Tuesday, January 4, 2011

Why Israeli hawks beat drums of war

By: By Sami Moubayed

The big news coming out of Wiki-Leaks for 2011 is that Israel was planning a full-scale war in the Middle East, as recently as late 2009. According to a cable from the US Embassy in Tel Aviv, Israeli Army Chief Lt Gen Gabi Ashkenazi told a congressional delegation in mid-November 2009, "I am preparing the Israeli Army for a large-scale war."

Reportedly, Ashkenazi added that the "rocket threat against Israel is more serious than ever," citing 300 Iranian Shihab rockets that can hit Israel. He also made a reference to more than 40,000 Hezbollah rockets and added that Hamas has the ability to "bombard Tel Aviv, which ahs Israel's highest population concentration".

In a clear reference to the Gaza War, Ashkenazi noted that in its next war, Israel will not accept "any restrictions on warfare in populated areas".

Anyone familiar with Ashkenazi's military record would not be surprised by his war-hungry remarks. The 57-year-old general served in the Israeli Army during the October War of 1973 and was on the frontline in the Lebanon war of 1978, in which he was wounded.
He took part in the 1982 siege of Beirut and in the 1990s became chief of Israel's administration of occupied south Lebanon. In 2000, he was a vocal critic of the withdrawal from Lebanon.


Two years later, Ashkenazi became deputy chief of staff of the Israeli Army at the height of the Al Aqsa Intifada. He then retired from service, but returned during the war of 2006 at the request of then defence minister Amir Peretz.

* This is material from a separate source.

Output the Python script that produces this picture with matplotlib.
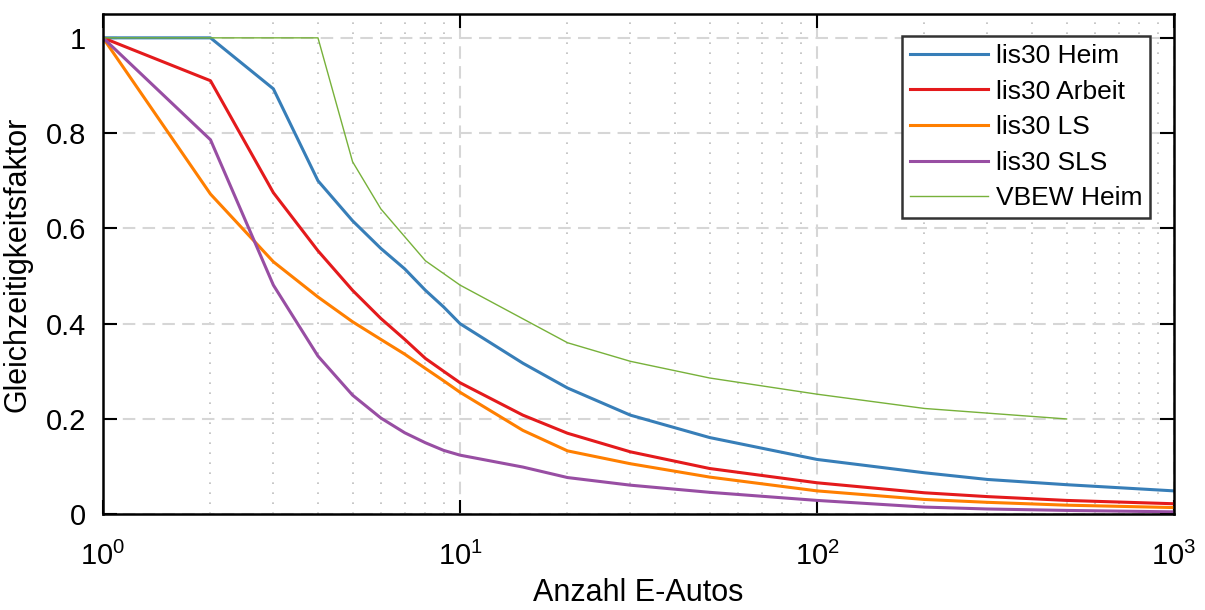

In 2007 he became chief of staff, waging with sheer brutality the Gaza war of 2008. In short, the man has an old score to settle with the Lebanese and the Palestinians, and is itching for another war.
When 2006 ended, Ashkenazi realised, like many heavyweights in the Israeli Army, that practically none of Israel's objectives has been achieved. The two Israeli soldiers captured by Hezbollah had not been released, and although Lebanon had been "bombed back into the dark ages", the Israeli Army failed to eliminate — not even weaken — the military might of Hezbollah.

Ashkenazi, who knows his history, remembered only too well that Golda Meir had been forced to resign as prime minister after 1973 not because she lost, but because she did not win the October War. Much of that reasoning applied to Ashkenazi's former boss Ehud Olmert, who stepped down in early 2009, having also not won, neither the 2006 war in Lebanon nor the 2008 one in Gaza.

Anybody familiar with the guiding ideology behind the Zionist state understands why 2006 was such a problem for Tel Aviv. The Israelis, simply said, cannot afford to "not win" a war with the Arabs.
Since then, we have been hearing of a Phase II scenario for Lebanon, along the lines with what Ashkenazi told the US Congressmen, all aimed at a summer war sometime between 2007 and 2010.
Why summer? One reason is that all of Israel's wars have been in the summer, when the skies are clear and the soil is strong for Israeli army tanks, as in 1967, 1982 and 2006.

Constant Israeli military drills, the thundering rhetoric of Hezbollah chief Hassan Nasrallah, the aggressiveness of top officials in the Netanyahu government and an indifferent Obama administration have all added to the snowballing tension in the Middle East.

Neither Israeli Prime Minister Benjamin Netanyahu nor Ashkenazi can tolerate Hezbollah's continuation in Lebanon. The group has effectively shattered the myth of Israeli military supremacy and lived to tell the story. In the event of a new war with Israel, Hezbollah has threatened to strike more forcefully than in 2006, occupying territory along northern Israel and bringing down the entire Netanyahu cabinet. Ashkenazi's mission is to make sure that doesn't happen because it would spell disaster for the Israeli Army.

Who benefits from a new regional war? Certainly, Hezbollah doesn't want it and nor do the Lebanese, the Syrians or the Saudis. Netanyahu, however, wants this war to happen, and so does Ashkenazi. The Iranophobia of both men makes them see such a war as a prelude to a future confrontation with Iran.
Another is a desire to rank among Israeli leaders who fought successful wars with Arab states — another David Ben Gurion, or Ariel Sharon for Netanyahu, another Moshe Dayan or Yitzhak Rabin for Ashkenazi.

Fighting a war, and winning it, would empower Netanyahu and Ashkenazi in any peace talks with the Arabs and spare them the agony of granting real concessions to the Palestinians.
Beneath the layers of Israeli rhetoric, however, everybody understands that Hezbollah's tactics give them an advantage against the bulky Israel Army. Similarly, the difficult topography of South Lebanon and its grassroots popularity works to Hezbollah's advantage.
Ashkenazi knows this only too well, which is perhaps why his 2009 comments never got past the drawing board.
Sami Moubayed is editor-in-chief of Forward magazine in Syria.